It is not so much a question of if the Government must remove subsidies, but how, and the circumstances under which the State goes about it, two financial experts have said.
"It would require immense political will to reduce subsidies over time. There will be a knock-on effect of an inflationary impact but it is not something we can continue. It has to be managed very carefully," RBC Financial (Caribbean) Group economist Marla Dukharan said yesterday.
"It's a question of how the Government approaches the subject in order to figure out the financial impact; how the private sector and the government can ensure the environment is competitive enough to absorb the impact of dampening of economic activity," added Standard and Poor's director of sovereign ratings Olga Kalinina.
Both women were feature presenters at RBC Financial (Caribbean)'s Breakfast Seminar on "The Trinidad and Tobago Economy: Risks, Opportunities and Outlook", yesterday at the Hyatt Regency (Trinidad), Port of Spain.

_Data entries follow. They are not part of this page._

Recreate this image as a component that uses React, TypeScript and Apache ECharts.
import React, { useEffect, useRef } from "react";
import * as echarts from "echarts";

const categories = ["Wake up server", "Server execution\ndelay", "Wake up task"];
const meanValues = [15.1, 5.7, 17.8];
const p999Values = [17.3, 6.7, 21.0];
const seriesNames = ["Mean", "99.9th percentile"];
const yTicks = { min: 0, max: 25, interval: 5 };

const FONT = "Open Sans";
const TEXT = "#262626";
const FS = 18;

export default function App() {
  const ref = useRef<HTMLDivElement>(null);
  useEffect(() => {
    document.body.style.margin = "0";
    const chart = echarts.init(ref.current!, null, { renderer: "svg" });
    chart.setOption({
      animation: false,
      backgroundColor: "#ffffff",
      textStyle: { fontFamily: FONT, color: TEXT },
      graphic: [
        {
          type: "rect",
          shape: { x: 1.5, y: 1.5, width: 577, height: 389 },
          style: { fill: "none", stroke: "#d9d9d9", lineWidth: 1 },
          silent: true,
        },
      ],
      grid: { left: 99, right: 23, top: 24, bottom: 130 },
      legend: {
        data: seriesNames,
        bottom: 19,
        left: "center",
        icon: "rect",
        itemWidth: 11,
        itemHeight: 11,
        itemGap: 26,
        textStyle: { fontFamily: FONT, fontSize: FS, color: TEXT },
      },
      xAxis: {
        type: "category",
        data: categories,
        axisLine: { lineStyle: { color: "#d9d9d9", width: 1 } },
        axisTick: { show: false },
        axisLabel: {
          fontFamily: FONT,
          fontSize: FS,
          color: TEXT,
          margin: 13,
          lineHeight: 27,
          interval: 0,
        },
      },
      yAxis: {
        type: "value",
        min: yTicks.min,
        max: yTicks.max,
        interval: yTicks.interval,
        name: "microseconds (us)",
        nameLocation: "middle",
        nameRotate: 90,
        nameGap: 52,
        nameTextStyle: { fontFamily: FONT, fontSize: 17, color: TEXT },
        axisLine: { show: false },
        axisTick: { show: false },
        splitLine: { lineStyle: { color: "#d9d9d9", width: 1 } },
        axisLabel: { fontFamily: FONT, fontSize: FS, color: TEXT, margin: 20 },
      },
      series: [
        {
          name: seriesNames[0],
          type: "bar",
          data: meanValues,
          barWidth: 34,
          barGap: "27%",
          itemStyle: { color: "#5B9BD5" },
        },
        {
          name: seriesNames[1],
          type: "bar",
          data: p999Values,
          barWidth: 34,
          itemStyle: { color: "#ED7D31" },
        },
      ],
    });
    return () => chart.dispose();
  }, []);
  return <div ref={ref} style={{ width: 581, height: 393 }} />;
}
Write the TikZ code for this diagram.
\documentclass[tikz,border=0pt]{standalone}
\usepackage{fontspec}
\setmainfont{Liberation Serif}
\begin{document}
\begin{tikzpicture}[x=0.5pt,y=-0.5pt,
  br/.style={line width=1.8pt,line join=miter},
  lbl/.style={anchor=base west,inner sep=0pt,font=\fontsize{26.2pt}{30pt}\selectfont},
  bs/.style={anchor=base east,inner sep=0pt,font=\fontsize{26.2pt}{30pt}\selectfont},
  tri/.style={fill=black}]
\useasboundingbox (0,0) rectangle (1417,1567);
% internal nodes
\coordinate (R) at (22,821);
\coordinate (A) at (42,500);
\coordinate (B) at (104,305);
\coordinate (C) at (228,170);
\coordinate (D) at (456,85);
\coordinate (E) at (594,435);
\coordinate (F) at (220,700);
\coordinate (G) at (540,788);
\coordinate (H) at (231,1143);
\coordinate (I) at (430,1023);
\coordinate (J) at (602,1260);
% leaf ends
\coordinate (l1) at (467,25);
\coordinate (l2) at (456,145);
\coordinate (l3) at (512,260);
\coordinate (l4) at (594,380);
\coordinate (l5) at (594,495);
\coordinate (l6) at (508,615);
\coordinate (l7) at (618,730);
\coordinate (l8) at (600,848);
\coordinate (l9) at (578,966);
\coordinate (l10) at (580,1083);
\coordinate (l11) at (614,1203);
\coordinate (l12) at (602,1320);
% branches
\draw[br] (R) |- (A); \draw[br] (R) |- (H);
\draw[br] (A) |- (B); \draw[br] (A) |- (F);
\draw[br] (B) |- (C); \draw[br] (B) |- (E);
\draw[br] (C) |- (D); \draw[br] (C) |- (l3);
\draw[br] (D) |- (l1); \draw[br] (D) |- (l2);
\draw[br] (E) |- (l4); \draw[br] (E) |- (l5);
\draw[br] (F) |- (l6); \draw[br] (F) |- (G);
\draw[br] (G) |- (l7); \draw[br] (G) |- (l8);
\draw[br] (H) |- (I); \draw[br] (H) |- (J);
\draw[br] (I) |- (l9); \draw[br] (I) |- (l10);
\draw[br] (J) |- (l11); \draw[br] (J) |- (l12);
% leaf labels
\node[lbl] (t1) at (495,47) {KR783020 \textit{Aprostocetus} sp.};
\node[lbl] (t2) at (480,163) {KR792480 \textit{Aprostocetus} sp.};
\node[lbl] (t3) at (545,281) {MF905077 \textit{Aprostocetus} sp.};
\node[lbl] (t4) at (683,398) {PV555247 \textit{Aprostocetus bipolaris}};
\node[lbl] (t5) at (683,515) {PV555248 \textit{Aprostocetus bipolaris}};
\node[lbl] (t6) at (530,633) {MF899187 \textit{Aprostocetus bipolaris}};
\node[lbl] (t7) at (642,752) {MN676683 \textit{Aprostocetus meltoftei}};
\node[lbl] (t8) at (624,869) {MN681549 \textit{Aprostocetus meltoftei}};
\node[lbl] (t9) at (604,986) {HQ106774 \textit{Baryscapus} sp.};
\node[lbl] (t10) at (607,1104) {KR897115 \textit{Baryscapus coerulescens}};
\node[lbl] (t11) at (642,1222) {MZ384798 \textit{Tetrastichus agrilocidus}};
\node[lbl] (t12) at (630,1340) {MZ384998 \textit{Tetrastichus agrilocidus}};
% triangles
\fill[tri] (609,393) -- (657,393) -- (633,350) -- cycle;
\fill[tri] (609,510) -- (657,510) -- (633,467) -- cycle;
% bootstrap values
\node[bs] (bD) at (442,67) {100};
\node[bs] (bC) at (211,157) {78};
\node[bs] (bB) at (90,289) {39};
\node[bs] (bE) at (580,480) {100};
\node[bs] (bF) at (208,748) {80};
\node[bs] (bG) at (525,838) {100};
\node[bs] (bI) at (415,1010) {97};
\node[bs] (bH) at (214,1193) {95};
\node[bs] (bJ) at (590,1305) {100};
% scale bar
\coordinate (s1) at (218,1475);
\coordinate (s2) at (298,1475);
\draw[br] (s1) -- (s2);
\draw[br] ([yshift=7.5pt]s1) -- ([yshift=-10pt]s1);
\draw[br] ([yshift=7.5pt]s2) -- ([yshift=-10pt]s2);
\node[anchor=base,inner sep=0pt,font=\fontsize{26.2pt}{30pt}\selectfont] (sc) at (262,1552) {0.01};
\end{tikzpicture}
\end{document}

Also presenting and weighing in on the subsidy issue was Judith Gold, the International Monetary Fund's Mission Chief for Trinidad and Tobago.
"You bring it to the public forum and discuss it. You look at the implications and allow it to pervade the public consciousness and you take steps to gradually remove it. You start a discussion with all the numbers: how much it costs where the resources can be directed to and how much you can save," she said, adding that the country has the capacity now to start the process.
"Once the economy is well established, the Government must increase revenue and reduce expenditure," she added.
One of the fiscal strategies the IMF discussed with the government, she said, was to contain transfers and subsidies.